■ DATA PROVIDED:
-- BEGIN --

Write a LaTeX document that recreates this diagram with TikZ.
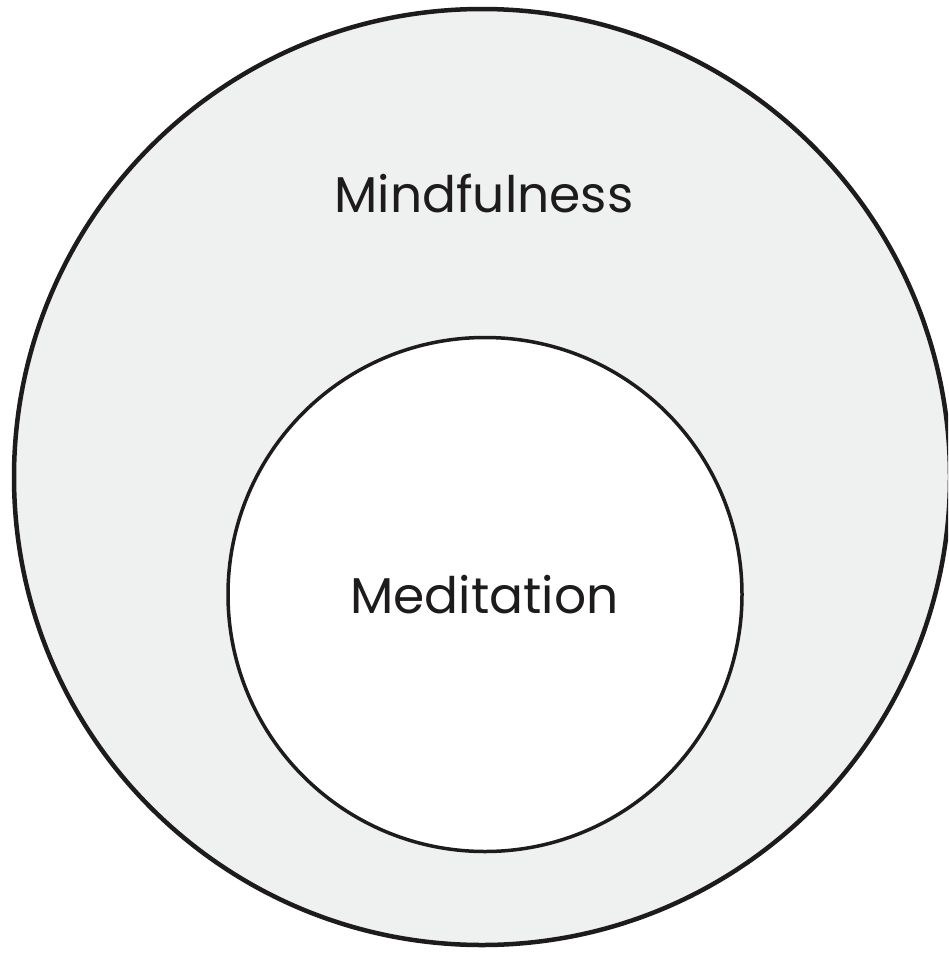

-- END --
-- BEGIN --

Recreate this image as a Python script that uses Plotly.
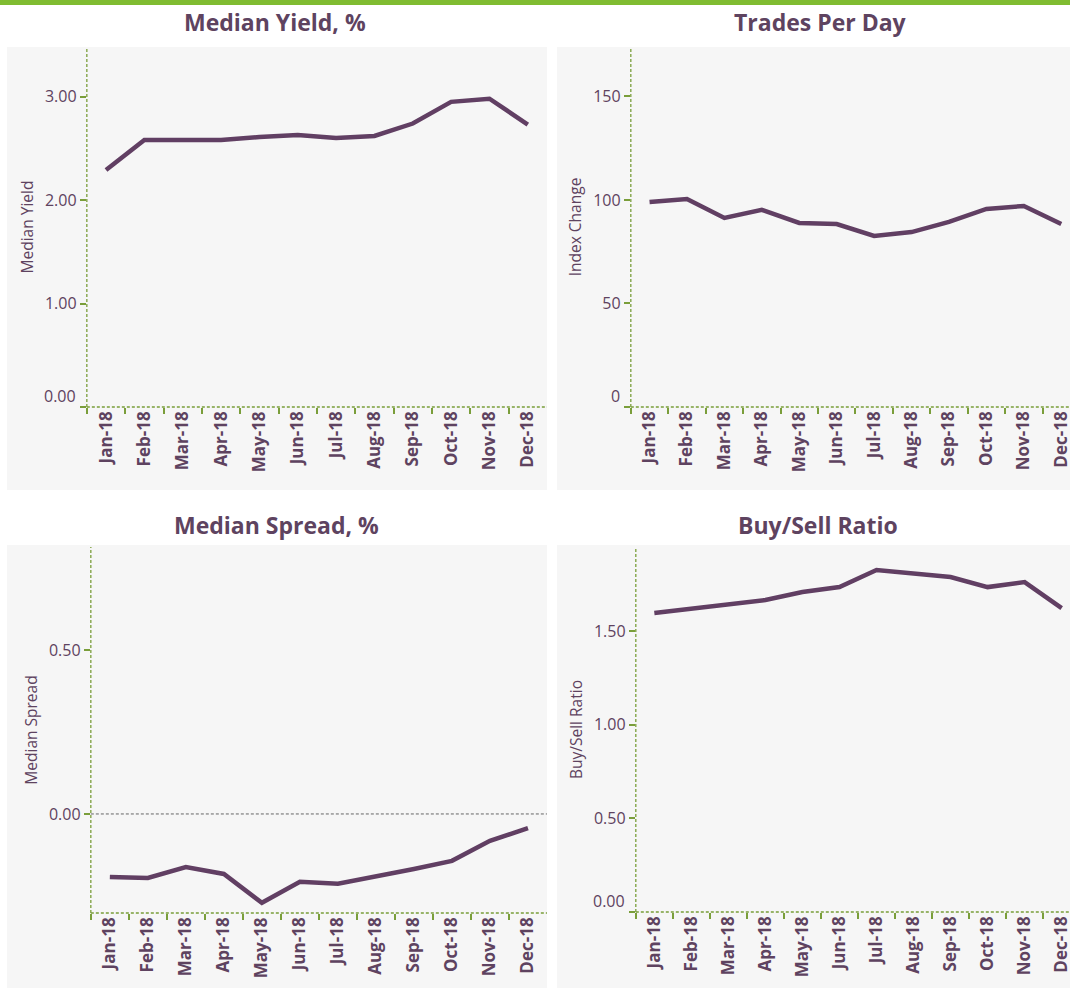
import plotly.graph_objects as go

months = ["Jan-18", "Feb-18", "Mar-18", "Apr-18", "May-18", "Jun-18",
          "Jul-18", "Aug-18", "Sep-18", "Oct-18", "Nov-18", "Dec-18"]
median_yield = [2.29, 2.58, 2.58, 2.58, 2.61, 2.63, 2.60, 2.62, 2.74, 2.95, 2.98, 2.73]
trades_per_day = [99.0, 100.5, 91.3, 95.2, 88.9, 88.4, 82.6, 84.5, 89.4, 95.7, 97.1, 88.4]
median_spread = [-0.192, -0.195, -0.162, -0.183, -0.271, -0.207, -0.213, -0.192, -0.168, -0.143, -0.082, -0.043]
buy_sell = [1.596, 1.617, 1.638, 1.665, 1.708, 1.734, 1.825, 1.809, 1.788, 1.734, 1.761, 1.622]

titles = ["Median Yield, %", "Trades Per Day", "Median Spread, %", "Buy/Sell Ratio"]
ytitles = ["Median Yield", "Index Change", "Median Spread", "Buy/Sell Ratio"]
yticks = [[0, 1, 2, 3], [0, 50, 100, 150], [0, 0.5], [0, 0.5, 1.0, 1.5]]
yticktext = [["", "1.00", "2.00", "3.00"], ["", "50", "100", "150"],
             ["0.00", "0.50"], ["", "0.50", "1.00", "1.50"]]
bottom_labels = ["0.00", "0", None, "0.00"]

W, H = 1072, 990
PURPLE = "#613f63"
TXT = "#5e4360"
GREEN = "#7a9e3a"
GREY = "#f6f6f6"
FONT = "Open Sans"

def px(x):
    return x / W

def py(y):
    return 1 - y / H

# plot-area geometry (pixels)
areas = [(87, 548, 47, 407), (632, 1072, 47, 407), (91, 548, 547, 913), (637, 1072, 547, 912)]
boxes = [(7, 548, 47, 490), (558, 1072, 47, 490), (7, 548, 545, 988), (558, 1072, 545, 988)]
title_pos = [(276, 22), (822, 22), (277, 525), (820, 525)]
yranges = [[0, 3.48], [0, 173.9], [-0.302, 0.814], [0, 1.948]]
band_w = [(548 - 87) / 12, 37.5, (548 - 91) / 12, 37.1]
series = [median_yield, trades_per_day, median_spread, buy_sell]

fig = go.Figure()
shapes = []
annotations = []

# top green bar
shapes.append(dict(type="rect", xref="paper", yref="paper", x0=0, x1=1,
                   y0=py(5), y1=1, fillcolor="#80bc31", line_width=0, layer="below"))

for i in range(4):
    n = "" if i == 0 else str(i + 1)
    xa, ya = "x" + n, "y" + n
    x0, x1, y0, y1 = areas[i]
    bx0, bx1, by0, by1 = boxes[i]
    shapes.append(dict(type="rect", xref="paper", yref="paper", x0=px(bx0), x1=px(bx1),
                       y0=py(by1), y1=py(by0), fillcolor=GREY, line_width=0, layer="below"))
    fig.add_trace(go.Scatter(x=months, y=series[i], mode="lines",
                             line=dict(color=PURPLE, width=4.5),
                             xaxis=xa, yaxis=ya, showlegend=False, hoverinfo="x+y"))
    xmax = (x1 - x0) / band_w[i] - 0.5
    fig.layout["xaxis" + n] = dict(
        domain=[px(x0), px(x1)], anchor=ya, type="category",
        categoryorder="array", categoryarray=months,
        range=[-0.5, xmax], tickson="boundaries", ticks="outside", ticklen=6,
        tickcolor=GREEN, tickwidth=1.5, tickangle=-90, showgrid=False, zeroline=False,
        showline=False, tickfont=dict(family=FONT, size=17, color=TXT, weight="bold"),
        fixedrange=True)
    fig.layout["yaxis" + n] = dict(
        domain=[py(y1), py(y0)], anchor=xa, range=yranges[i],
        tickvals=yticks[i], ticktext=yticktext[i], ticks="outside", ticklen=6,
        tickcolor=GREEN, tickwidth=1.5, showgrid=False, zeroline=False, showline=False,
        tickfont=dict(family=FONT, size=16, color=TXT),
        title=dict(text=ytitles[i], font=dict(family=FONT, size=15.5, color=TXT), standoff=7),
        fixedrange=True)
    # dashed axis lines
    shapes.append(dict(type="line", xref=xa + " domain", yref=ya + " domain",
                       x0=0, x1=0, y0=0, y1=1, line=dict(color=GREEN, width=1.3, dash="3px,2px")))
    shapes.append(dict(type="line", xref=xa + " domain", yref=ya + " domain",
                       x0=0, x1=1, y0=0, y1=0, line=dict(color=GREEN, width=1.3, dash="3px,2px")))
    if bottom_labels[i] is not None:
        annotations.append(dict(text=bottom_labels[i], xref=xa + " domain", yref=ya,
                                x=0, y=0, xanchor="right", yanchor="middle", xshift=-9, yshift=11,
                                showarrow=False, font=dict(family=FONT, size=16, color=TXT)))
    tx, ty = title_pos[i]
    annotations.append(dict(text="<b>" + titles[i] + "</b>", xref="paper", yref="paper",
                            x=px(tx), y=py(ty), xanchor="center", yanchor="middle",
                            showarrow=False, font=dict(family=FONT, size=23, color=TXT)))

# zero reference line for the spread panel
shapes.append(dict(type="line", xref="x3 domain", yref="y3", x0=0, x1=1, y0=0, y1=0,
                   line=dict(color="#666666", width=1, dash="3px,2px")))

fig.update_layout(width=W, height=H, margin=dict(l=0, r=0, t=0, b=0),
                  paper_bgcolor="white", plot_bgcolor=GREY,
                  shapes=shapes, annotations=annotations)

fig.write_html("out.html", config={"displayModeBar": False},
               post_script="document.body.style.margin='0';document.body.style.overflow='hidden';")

-- END --

■ SET TASK: Looking at the material above, count the lines containing the string "that" and reply with the count alone.

■ ANSWER IN FULL: 2